Nancy Holt, from Western Graveyards, 1968
In the series Western Graveyards, Nancy Holt is again recording individual elements from an existing sign system and representing them as an artwork. Here the playfulness of the California Sun Signs is replaced by a poignancy that comes from our encounter with people we never knew through a series of photographs of their last resting places and the way the lives have been memorialised. For me, the series is fascinating in several ways. Firstly, for a Londoner, especially in this summer of rain, the unfamiliarity of graves within a desert landscape is striking; the desolation of the location and the dilapidation of the graves seems at odds with the bright sunlight.
There are sixty pictures in this body of work, which makes for relentless viewing. Each grave represents a life lived – and in some cases more than one, where family members are buried together – and the degree to which the grave has been marked and maintained becomes a key signifier in any bid to work out anything more than each person’s name and dates. There is a sense in which the series is compelling in a similar way to people watching, but here the person is absent and we are left making meaningless judgements on very little information.
One of the strange features of quite a few of the graves is the way in which the space is defined. The dead are fenced in, almost caged. In a way the images epitomise Holt’s interest in the relationship between the human scale and the landscape, something that is evident in her land art. And among the repetition of such a big series – and all sixty images are shown in a two-wall grid in Nancy Holt: Photoworks at Haunch of Venison – there are individual images that are almost unbearably touching.
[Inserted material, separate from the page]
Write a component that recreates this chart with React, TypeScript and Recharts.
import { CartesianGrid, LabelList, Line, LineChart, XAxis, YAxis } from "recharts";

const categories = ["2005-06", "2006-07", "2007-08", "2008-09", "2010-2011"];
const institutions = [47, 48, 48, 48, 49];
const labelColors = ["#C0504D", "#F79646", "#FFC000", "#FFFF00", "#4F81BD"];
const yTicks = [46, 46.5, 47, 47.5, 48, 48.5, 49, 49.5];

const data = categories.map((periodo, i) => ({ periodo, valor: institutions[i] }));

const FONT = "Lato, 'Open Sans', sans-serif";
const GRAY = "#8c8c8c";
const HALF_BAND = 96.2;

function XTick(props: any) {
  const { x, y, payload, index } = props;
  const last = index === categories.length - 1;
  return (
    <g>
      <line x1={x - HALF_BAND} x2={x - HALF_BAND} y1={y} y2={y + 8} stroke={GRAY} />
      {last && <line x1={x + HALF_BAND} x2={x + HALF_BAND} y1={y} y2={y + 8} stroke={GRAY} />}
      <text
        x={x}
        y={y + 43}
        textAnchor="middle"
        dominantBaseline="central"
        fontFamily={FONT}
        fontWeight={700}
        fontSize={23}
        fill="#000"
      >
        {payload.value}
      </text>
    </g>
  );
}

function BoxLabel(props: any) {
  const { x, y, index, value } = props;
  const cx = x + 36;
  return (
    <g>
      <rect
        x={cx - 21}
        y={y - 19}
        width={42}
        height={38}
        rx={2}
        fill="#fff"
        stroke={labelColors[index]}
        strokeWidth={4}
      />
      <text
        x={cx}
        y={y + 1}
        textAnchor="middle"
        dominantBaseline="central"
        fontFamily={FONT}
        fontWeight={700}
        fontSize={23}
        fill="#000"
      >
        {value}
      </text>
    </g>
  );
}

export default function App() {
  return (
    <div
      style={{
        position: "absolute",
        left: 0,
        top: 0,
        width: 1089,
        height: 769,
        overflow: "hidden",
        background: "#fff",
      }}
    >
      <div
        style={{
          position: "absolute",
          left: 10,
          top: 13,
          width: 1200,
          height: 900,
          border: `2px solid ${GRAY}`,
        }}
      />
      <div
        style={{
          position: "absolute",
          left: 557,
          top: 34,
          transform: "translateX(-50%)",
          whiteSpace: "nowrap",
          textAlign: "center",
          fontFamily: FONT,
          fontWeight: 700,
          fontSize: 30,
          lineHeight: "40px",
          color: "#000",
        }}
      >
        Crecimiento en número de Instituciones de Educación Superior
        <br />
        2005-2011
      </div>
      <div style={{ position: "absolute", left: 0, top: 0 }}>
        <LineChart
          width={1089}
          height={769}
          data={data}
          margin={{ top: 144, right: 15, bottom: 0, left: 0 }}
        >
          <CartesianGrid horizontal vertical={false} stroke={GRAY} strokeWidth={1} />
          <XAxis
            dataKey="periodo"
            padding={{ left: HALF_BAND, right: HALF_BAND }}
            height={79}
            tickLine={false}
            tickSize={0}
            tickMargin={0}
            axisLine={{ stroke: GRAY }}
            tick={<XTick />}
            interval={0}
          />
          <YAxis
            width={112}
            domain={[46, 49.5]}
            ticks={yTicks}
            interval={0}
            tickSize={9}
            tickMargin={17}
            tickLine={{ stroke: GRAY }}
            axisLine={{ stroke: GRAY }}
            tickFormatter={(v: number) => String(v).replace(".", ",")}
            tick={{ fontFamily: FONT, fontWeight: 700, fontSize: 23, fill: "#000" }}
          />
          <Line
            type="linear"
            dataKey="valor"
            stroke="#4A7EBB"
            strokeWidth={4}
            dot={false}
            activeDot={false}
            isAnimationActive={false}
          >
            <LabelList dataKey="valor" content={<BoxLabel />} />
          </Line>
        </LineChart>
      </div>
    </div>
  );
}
The most striking of these the plot marked by a simple plank of wood, with a few scattered flowers, bearing just the words ‘Baby Baxter’.
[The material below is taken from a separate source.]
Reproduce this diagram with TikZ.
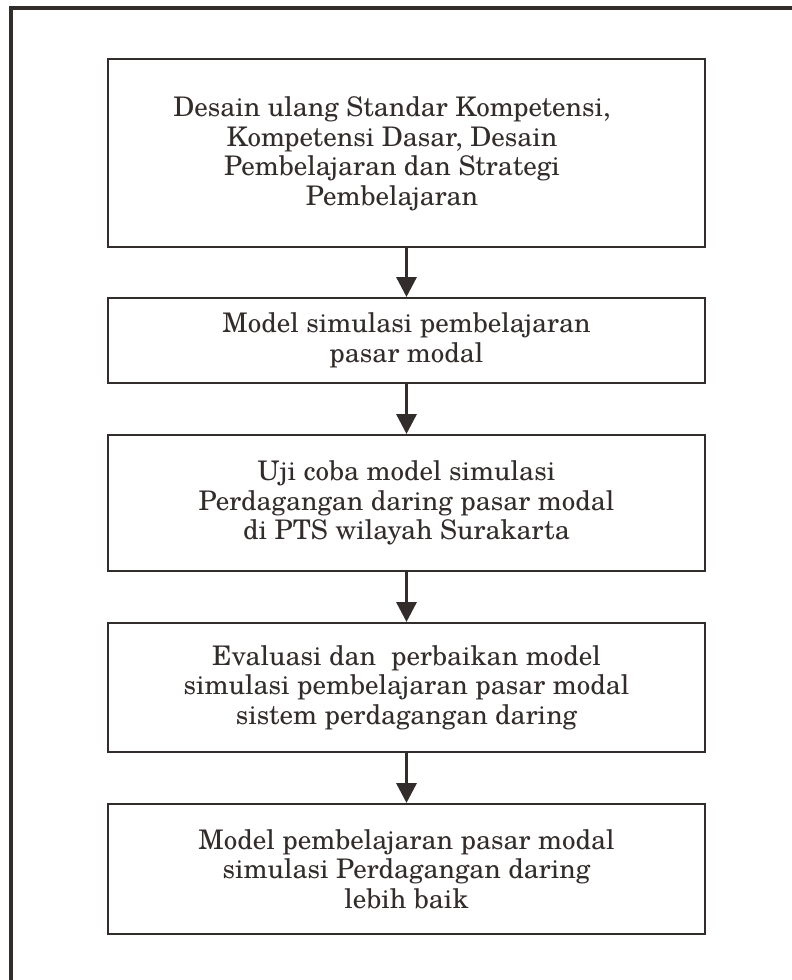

Western Graveyards, 1968, installation view at Haunch of Venison
Though the aspect of this piece that is the most interesting is probably the relationship between the vast landscape and the containment of each individual plot, the images that have legible text have inevitably trigger thoughts about those buried there in a different, more speculative way. The sign of a gravestone is one we recognise but in a series such as this they become curiously defamiliarised; in part perhaps this comes down to the location. For me at least, this is a landscape that is only really familiar from film, giving it the feel of a fictional space in which the dominant narratives aren’t so much of lives lived but of stories told.